After only a quick look:
Minor:
class type_caster<PySharedPtr<T>> : public type_caster_holder<T, std::shared_ptr<T>> {
This is more direct (elides a conditional_t
that is not actually conditional):
class type_caster<PySharedPtr<T>> : public copyable_holder_caster<T, std::shared_ptr<T>> {
IIUC this workaround doesn't solve #1138, i.e. this will only work with class_<T, std::shared_ptr<T>>
, is that a correct understanding?
Why do you prefer a workaround over using the smart_holder branch? — This is for me to understand what's missing.
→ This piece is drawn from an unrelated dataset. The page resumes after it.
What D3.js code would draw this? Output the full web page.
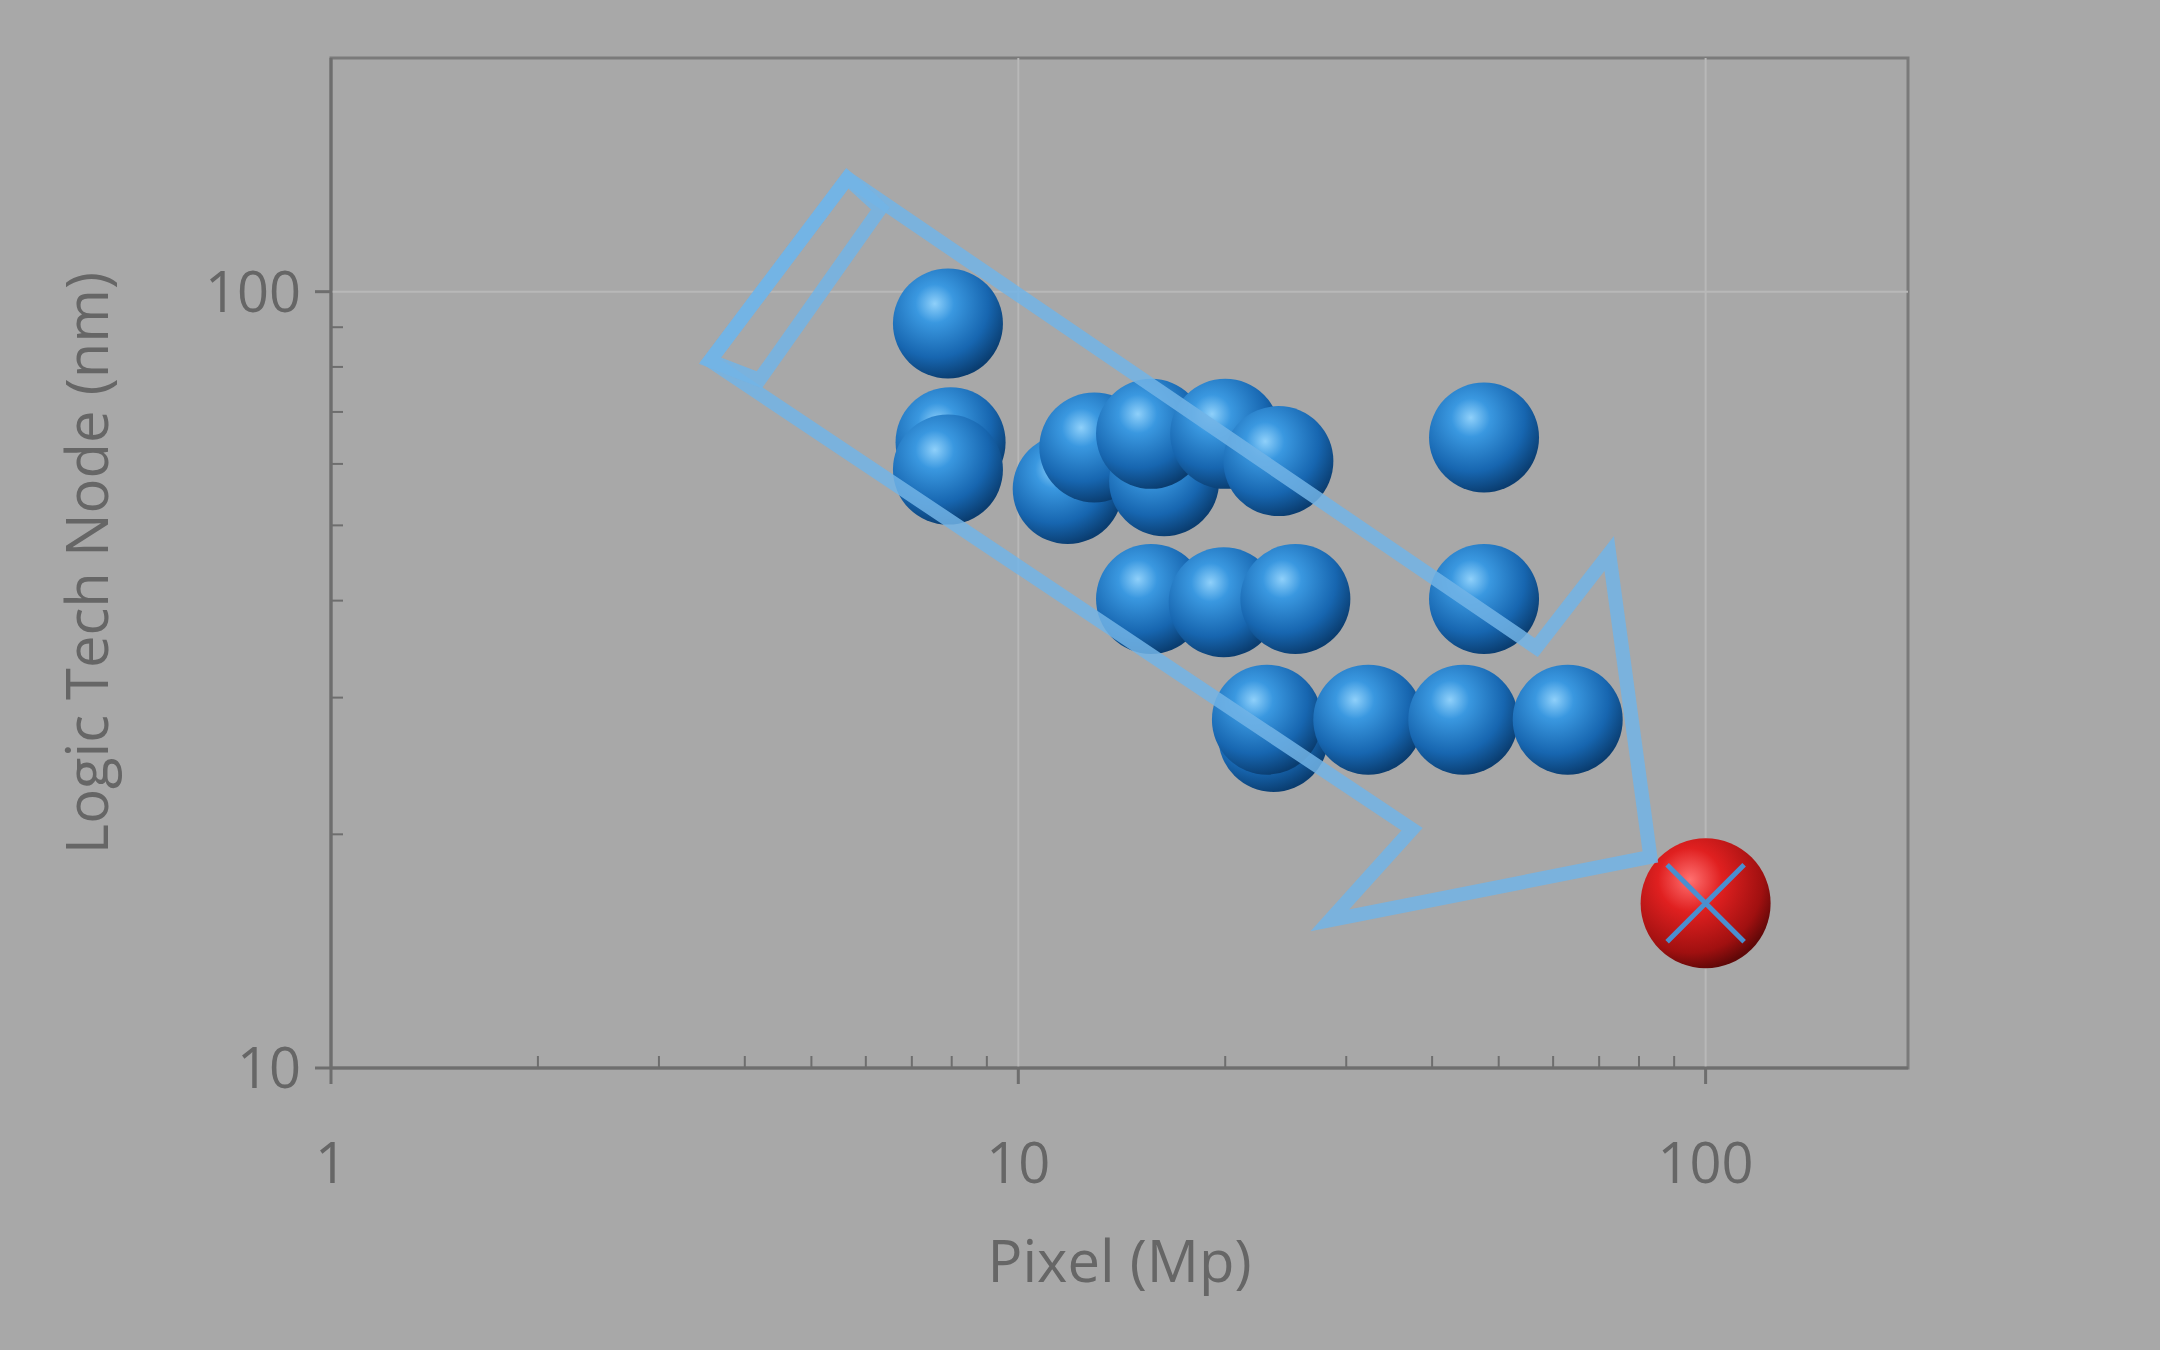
<!DOCTYPE html><html><head><script src="https://cdn.jsdelivr.net/npm/d3@7"></script>
<style>body{margin:0;background:#a8a8a8}</style></head><body><svg id="c" width="2160" height="1350"></svg>
<script>
const pixelMp=[7.9,7.97,7.9,11.8,12.9,16.3,15.6,20,23.9,47.6,15.6,19.9,25.3,47.6,23.5,23,32.3,44.4,63];
const techNm=[91,64,59,55.7,63,57,65.6,65.6,60.5,64.9,40.2,39.8,40.2,40.2,26.7,28.1,28.1,28.1,28.1];
const targetX=[100], targetY=[16.3];
const arrowX=[3.56,5.64,56.7,72.4,83.1,28.4,37.4];
const arrowY=[81.5,140,34.8,46,18.7,15.5,20.3];
const tailX=[4.2,6.3], tailY=[77,128];
const xTicks=[1,10,100], yTicks=[10,100];
const L=331,R=1908,T=58,B=1068;
const svg=d3.select("#c");
svg.append("rect").attr("width",2160).attr("height",1350).attr("fill","#a8a8a8");
const x=d3.scaleLog().domain([1,197]).range([L,R]);
const y=d3.scaleLog().domain([10,200]).range([B,T]);
const defs=svg.append("defs");
function grad(id,c){const g=defs.append("radialGradient").attr("id",id).attr("cx","38%").attr("cy","32%").attr("r","70%");
c.forEach((s,i)=>g.append("stop").attr("offset",s[0]).attr("stop-color",s[1]));}
grad("blue",[["0%","#8fd0fa"],["25%","#3a98e0"],["70%","#1766b0"],["100%","#0a3d70"]]);
grad("red",[["0%","#ff7070"],["35%","#e02020"],["80%","#a01010"],["100%","#600808"]]);
svg.append("rect").attr("x",L).attr("y",T).attr("width",R-L).attr("height",B-T).attr("fill","none").attr("stroke","#7a7a7a").attr("stroke-width",3);
const g=svg.append("g");
xTicks.forEach(t=>g.append("line").attr("x1",x(t)).attr("x2",x(t)).attr("y1",T).attr("y2",B).attr("stroke","#b8b8b8").attr("stroke-width",2));
yTicks.forEach(t=>g.append("line").attr("x1",L).attr("x2",R).attr("y1",y(t)).attr("y2",y(t)).attr("stroke","#b8b8b8").attr("stroke-width",2));
svg.append("line").attr("x1",L).attr("x2",R).attr("y1",B).attr("y2",B).attr("stroke","#6e6e6e").attr("stroke-width",3);
svg.append("line").attr("x1",L).attr("x2",L).attr("y1",T).attr("y2",B).attr("stroke","#6e6e6e").attr("stroke-width",3);
const minorX=[];for(const d of [1,10,100])for(let k=2;k<=9;k++)if(d*k<197)minorX.push(d*k);
minorX.forEach(t=>svg.append("line").attr("x1",x(t)).attr("x2",x(t)).attr("y1",B).attr("y2",B-12).attr("stroke","#6e6e6e").attr("stroke-width",2));
[1,10,100].forEach(t=>svg.append("line").attr("x1",x(t)).attr("x2",x(t)).attr("y1",B).attr("y2",B+16).attr("stroke","#6e6e6e").attr("stroke-width",3));
const minorY=[];for(const d of [10,100])for(let k=2;k<=9;k++)if(d*k<200)minorY.push(d*k);
minorY.forEach(t=>svg.append("line").attr("x1",L).attr("x2",L+12).attr("y1",y(t)).attr("y2",y(t)).attr("stroke","#6e6e6e").attr("stroke-width",2));
yTicks.forEach(t=>svg.append("line").attr("x1",L-16).attr("x2",L).attr("y1",y(t)).attr("y2",y(t)).attr("stroke","#6e6e6e").attr("stroke-width",3));
const tf="'Open Sans',Calibri,sans-serif";
xTicks.forEach(t=>svg.append("text").attr("x",x(t)).attr("y",B+115).attr("text-anchor","middle").attr("font-family",tf).attr("font-size",56).attr("fill","#666").text(t));
yTicks.forEach(t=>svg.append("text").attr("x",L-30).attr("y",y(t)+20).attr("text-anchor","end").attr("font-family",tf).attr("font-size",56).attr("fill","#666").text(t));
svg.append("text").attr("x",(L+R)/2).attr("y",1282).attr("text-anchor","middle").attr("font-family",tf).attr("font-size",58).attr("fill","#666").text("Pixel (Mp)");
svg.append("text").attr("transform",`translate(108,${(T+B)/2}) rotate(-90)`).attr("text-anchor","middle").attr("font-family",tf).attr("font-size",58).attr("fill","#666").text("Logic Tech Node (nm)");
const r=55;
pixelMp.forEach((d,i)=>svg.append("circle").attr("cx",x(d)).attr("cy",y(techNm[i])).attr("r",r).attr("fill","url(#blue)"));
targetX.forEach((d,i)=>{const cx=x(d),cy=y(targetY[i]);
svg.append("circle").attr("cx",cx).attr("cy",cy).attr("r",r+10).attr("fill","url(#red)");
const o=r*0.7;
svg.append("path").attr("d",`M${cx-o},${cy-o}L${cx+o},${cy+o}M${cx+o},${cy-o}L${cx-o},${cy+o}`).attr("stroke","#4a8fd0").attr("stroke-width",5);});
const pts=arrowX.map((d,i)=>[x(d),y(arrowY[i])]);
svg.append("path").attr("d",d3.line()(pts)+"Z").attr("fill","none").attr("stroke","#72b4e6").attr("stroke-opacity",0.85).attr("stroke-width",14).attr("stroke-linejoin","miter");
const tq=[pts[0],pts[1],[x(tailX[1]),y(tailY[1])],[x(tailX[0]),y(tailY[0])]];
svg.append("path").attr("d",d3.line()(tq)+"Z").attr("fill","none").attr("stroke","#72b4e6").attr("stroke-opacity",0.85).attr("stroke-width",14);
</script></body></html>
Thanks for the feedback @rwgk!
-
Correct, this assumes the originating holder is a
shared_ptr
and the.def
ed function wants ashared_ptr
from pybind, but also wants to ensure the associated Python instance remains alive and isn't garbage collected because the trampoline needs it. -
I would love to use the smart_holder branch. However many of the adopters of our library will be integrating within an application already using pybind, in a rather conservative industry, so using anything other than an official release is probably not acceptable. Even upgrading to a new official release would have to be carefully considered.
Looking again for a couple minutes, what I see there looks intriguing, but the way I usually convince myself what I have is working as intended in all corner cases, is to write a bunch of unit tests. To be honest (to myself), usually I overlook a thing or two, and only after I have convinced myself (and reviewers) that the unit tests cover all use cases, and the testing passes with all sanitizers I can get my hands on, do I conclude that I'm probably OK, and count on time to prove me right or wrong. In the latter case, the response is to add more unit tests to cover what I overlooked.
You could mine the smart_holder unit tests (mostly test_class_sh_*) for ideas / starting points.
You may also want to look at this analysis: #2672 (comment)
The explicit and reinterpret casts between s<B>
and s<D>
(shared_ptr
base, derived, as defined there) are, to the best of my knowledge, undefined behavior, although evidently in practice that does not matter. Just something you may want to consider in your (company level) decision to not use the smart_holder branch.
in a rather conservative industry, so using anything other than an official release is probably not acceptable
Google "lives at head" as I often hear my colleagues say, i.e. we seem to be at the opposite ends of a spectrum. Which leads to: sorry I don't have the free energy right now that make the smart_holder branch "official" in some way. I'd love to do that sooner rather than later, but realistically, sooner will only happen with external help.